Na de opbouwfase volgt de uitkeringsfase. Je hebt een kapitaal verzameld en daarvan koop je de lijfrenteuitkeringen. Je krijgt voortaan periodiek een bedrag op je rekening gestort. Laat je dit door een bank doen, dan bepaal je vooraf de looptijd waarin dit gebeurt. Doe je het via een verzekeraar dan kun je de uitkeringen levenslang laten doorlopen. Heb je eerder de premies van de belasting afgetrokken, dan moet je nu belasting betalen over de uitkeringen.

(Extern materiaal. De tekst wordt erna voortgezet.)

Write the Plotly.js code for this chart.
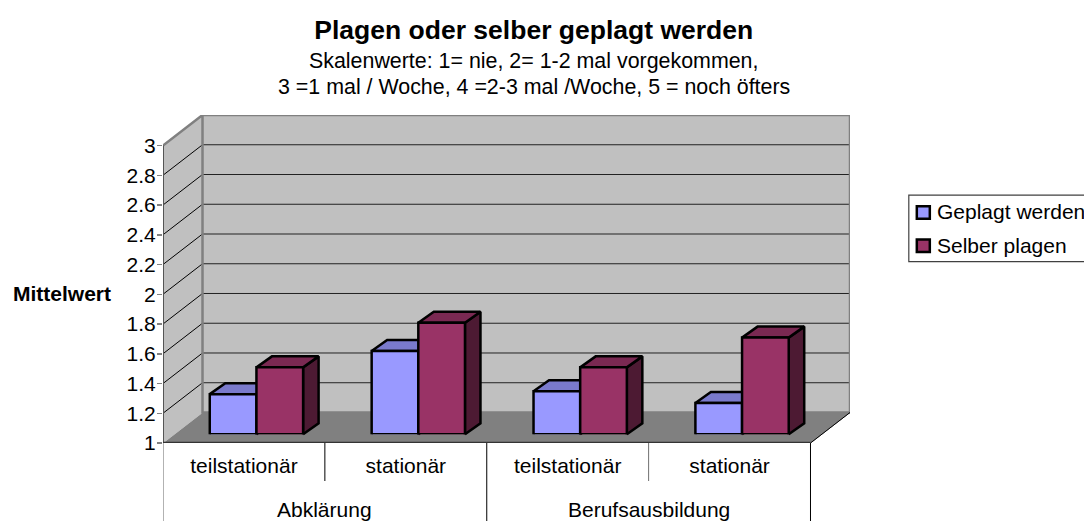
<!DOCTYPE html>
<html><head><meta charset="utf-8">
<script src="https://cdn.plot.ly/plotly-3.0.1.min.js"></script>
<style>html,body{margin:0;padding:0;background:#fff;overflow:hidden}</style>
</head><body><div id="c" style="width:1084px;height:521px"></div>
<script>
const subCategories = ['teilstationär','stationär','teilstationär','stationär'];
const groups = ['Abklärung','Berufsausbildung'];
const geplagt = [1.27,1.56,1.29,1.21];
const selber = [1.45,1.75,1.45,1.65];
const yTicks = [1,1.2,1.4,1.6,1.8,2,2.2,2.4,2.6,2.8,3];
const yTickText = ['1','1.2','1.4','1.6','1.8','2','2.2','2.4','2.6','2.8','3'];
const titleText = 'Plagen oder selber geplagt werden';
const subtitle1 = 'Skalenwerte: 1= nie, 2= 1-2 mal vorgekommen,';
const subtitle2 = '3 =1 mal / Woche, 4 =2-3 mal /Woche, 5 = noch öfters';
const FONT = '"Liberation Sans", Arial, sans-serif';
const BLUE = {name:'Geplagt werden', front:'#9999ff', top:'#7a7acc', side:'#4d4d80'};
const RED = {name:'Selber plagen', front:'#993366', top:'#7a2952', side:'#4d1a33'};

// layout geometry
const W=1084,H=521,L=163.3,T=114.8,B=442.7;
const unitX=161.85,unitY=148.7;
const wallDX=39.5/unitX, wallDY=30.5/unitY;
const barDX=15.5/unitX, barDY=11/unitY;
const groupW=93.3/unitX, groupShift=12.5/unitX, lift=8.7/unitY;
const plotW=unitX*(4+wallDX), plotH=B-T;
const nCat=subCategories.length;
const centers=subCategories.map((_,i)=>i+0.5);
const barX=centers.map(c=>c+groupShift);
const px=x=>(x-L)/plotW, py=y=>(B-y)/plotH;

function poly(pts,fill,line,width){return {type:'scatter',mode:'lines',x:pts.map(p=>p&&p[0]),y:pts.map(p=>p&&p[1]),
  fill:fill?'toself':'none',fillcolor:fill||undefined,line:{color:line,width:width,shape:'linear'},
  cliponaxis:false,hoverinfo:'skip',showlegend:false,connectgaps:false};}

const traces=[];
const wallTop=3+wallDY, wallBase=1+wallDY, wallRight=nCat+wallDX;
traces.push(poly([[0,1],[wallDX,wallBase],[wallRight,wallBase],[nCat,1],[0,1]],'#808080','#808080',1));
traces.push(poly([[0,1],[wallDX,wallBase],[wallDX,wallTop],[0,3],[0,1]],'#c0c0c0','#c0c0c0',1));
traces.push(poly([[wallDX,wallBase],[wallRight,wallBase],[wallRight,wallTop],[wallDX,wallTop],[wallDX,wallBase]],'#c0c0c0','#c0c0c0',1));
// gridlines
const gl=[],gb=[];
yTicks.slice(1,-1).forEach(v=>{gl.push([0,v],[wallDX,v+wallDY],null);gb.push([wallDX,v+wallDY],[wallRight,v+wallDY],null);});
traces.push(poly(gl,null,'#000000',1));
traces.push(poly(gb,null,'#222222',1));
// wall borders
traces.push(poly([[0,3],[wallDX,wallTop],[wallRight,wallTop],[wallRight,wallBase],[wallDX,wallBase],[wallDX,wallTop]],null,'#808080',2.5));
traces.push(poly([[nCat,1],[wallRight,wallBase]],null,'#000000',1));
traces.push(poly([[0,3],[0,1]],null,'#555555',2));

// bar top and side faces, behind the front faces
[[geplagt,BLUE,-1],[selber,RED,0]].forEach(([vals,s,k])=>{
  const tp=[],sd=[];
  vals.forEach((v,i)=>{
    const x0=barX[i]+k*groupW/2, x1=x0+groupW/2, t=v+lift, b=1+lift;
    tp.push([x0,t],[x1,t],[x1+barDX,t+barDY],[x0+barDX,t+barDY],[x0,t],null);
    sd.push([x1,b],[x1+barDX,b+barDY],[x1+barDX,t+barDY],[x1,t],[x1,b],null);
  });
  traces.push(poly(sd,s.side,'#000000',2.5));
  traces.push(poly(tp,s.top,'#000000',2.5));
});
// front faces
[[geplagt,BLUE],[selber,RED]].forEach(([vals,s])=>{
  traces.push({type:'bar',name:s.name,x:barX,y:vals,yaxis:'y2',
    marker:{color:s.front,line:{color:'#000000',width:2.5}},hoverinfo:'skip',showlegend:false});
});
// base edge of the bars
const edge=[];
barX.forEach(x=>{edge.push([x-groupW/2,1],[x+groupW/2,1],null);});
const be=poly(edge,null,'#000000',2.5); be.yaxis='y2'; traces.push(be);
// front floor edge
traces.push(poly([[0,1],[nCat,1]],null,'#333333',2.5));

const shapes=[];
const dividerColor=['#666666','#000000','#000000','#707070','#000000'];
[0,1,2,3,4].forEach(i=>{
  shapes.push({type:'line',xref:'x',yref:'paper',x0:i,x1:i,y0:0,y1:py(i%2?480.7:524),
    line:{color:dividerColor[i],width:1}});
});
// legend
shapes.push({type:'rect',xref:'paper',yref:'paper',x0:px(909),x1:px(1095),y0:py(195),y1:py(261.3),
  line:{color:'#404040',width:1.2},fillcolor:'#ffffff'});
shapes.push({type:'rect',xref:'paper',yref:'paper',x0:px(917),x1:px(930),y0:py(206),y1:py(218.5),
  line:{color:'#000000',width:2.5},fillcolor:BLUE.front});
shapes.push({type:'rect',xref:'paper',yref:'paper',x0:px(917),x1:px(930),y0:py(239.3),y1:py(251.8),
  line:{color:'#000000',width:2.5},fillcolor:RED.front});

const ann=(text,x,y,size,anchor,bold)=>({text:bold?'<b>'+text+'</b>':text,xref:'paper',yref:'paper',x:px(x),y:py(y),
  xanchor:anchor||'center',yanchor:'middle',showarrow:false,borderpad:0,font:{family:FONT,size:size,color:'#000'}});
const annotations=[
  ann(subtitle1,534,60.7,21.4),
  ann(subtitle2,534,87.3,21.4),
  ann('Mittelwert',112,293,21,'right',true),
  ann(BLUE.name,936,211.7,21,'left'),
  ann(RED.name,936,245,21,'left'),
];
groups.forEach((g,i)=>{annotations.push({text:g,xref:'x',yref:'paper',x:2*i+1,y:py(509.5),xanchor:'center',yanchor:'middle',
  showarrow:false,font:{family:FONT,size:21,color:'#000'}});});

const layout={
  width:W,height:H,showlegend:false,hovermode:false,
  paper_bgcolor:'#ffffff',plot_bgcolor:'rgba(0,0,0,0)',
  margin:{l:L,r:W-L-plotW,t:T,b:H-B,pad:0,autoexpand:false},
  title:{text:'<b>'+titleText+'</b>',font:{family:FONT,size:26.5,color:'#000'},x:px(534),xanchor:'center',y:1-30/H,yanchor:'middle',xref:'paper',yref:'container'},
  barmode:'group',bargap:1-groupW,bargroupgap:0,
  font:{family:FONT,size:21,color:'#000'},
  xaxis:{range:[0,nCat+wallDX],tickmode:'array',tickvals:centers,ticktext:subCategories,showgrid:false,zeroline:false,showline:false,
    ticks:'outside',ticklen:4,tickcolor:'rgba(0,0,0,0)',tickfont:{family:FONT,size:21,color:'#000'},fixedrange:true},
  yaxis:{range:[1,1+plotH/unitY],tickmode:'array',tickvals:yTicks,ticktext:yTickText,showgrid:false,zeroline:false,showline:false,
    ticks:'outside',ticklen:5,tickcolor:'#808080',tickwidth:1.5,ticklabelstandoff:-3,tickfont:{family:FONT,size:21,color:'#000'},fixedrange:true},
  yaxis2:{domain:[lift*unitY/plotH,1],range:[1,1+(plotH-lift*unitY)/unitY],visible:false,anchor:'x',fixedrange:true},
  shapes:shapes,annotations:annotations
};
Plotly.newPlot('c',traces,layout,{displayModeBar:false,staticPlot:true});
</script></body></html>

Een lijfrente op meerdere levens

Als je je lijfrente afsluit via een bankspaarproduct, komt het resterende saldo bij je overlijden automatisch beschikbaar voor je erfgenamen. Zij moeten daarmee een nabestaandenuitkering kopen. Heb je een lijfrenteverzekering en overlijdt je tijdens de uitkeringsfase, dan moet je zelf iets regelen. Je kunt bijvoorbeeld een lijfrente nemen op twee levens: dat van jou en dat van je partner. Jullie krijgen dan uitkeringen tot ook de langstlevende is overleden. Een andere mogelijkheid is een contraverzekering: bij je overlijden krijgen je erfgenamen een vooraf afgesproken bedrag in eens.

Wel of geen lijfrente afsluiten?

Het klinkt voordelig om nu de premies van de belasting af te trekken en pas later belasting te betalen. Dat kan echter ook duur uitvallen. Als je bijvoorbeeld weinig verdient en daardoor in een laag belastingtarief valt, dan krijg je niet veel terug. Heb je eerder al een behoorlijk pensioen opgebouwd, dan kan dat in combinatie met je lijfrente en de AOW zo hoog uitvallen dat je later meer inkomstenbelasting betaalt. In dat geval had je de belasting beter eerder kunnen betalen.

Wat ook kan gebeuren, is dat de overheid de fiscale regels aanpast. Zo is er al eens sprake van geweest om mensen met een hoog aanvullend pensioen mee te laten betalen aan de AOW. Als je door de lijfrenteuitkering tot de gelukkige ontvangers van een hoog pensioen gaat behoren, dan betaal je ook weer meer belasting dan je vooraf misschien had verwacht.

Een derde punt dat invloed heeft op het voordeel van een lijfrente, is de hoogte van de rente die je krijgt. Als het geld eenmaal gestort is, krijg je het niet meer terug. Banken kunnen daar misbruik van maken door je een lagere rente te geven dan op andere spaarrekeningen gebruikelijk is.

Daar komt nog eens bij je tegenwoordig kosten moet betalen voor het afsluiten van zo’n rekening, terwijl gewone spaarrekeningen gratis zijn. Het kan dus gunstiger zijn je spaargeld gewoon op een spaarrekening te zetten of er eventueel zelf mee te (laten) beleggen. Laat je dus goed voorlichten voor je een lijfrenteverzekering of lijfrenterekening afsluit.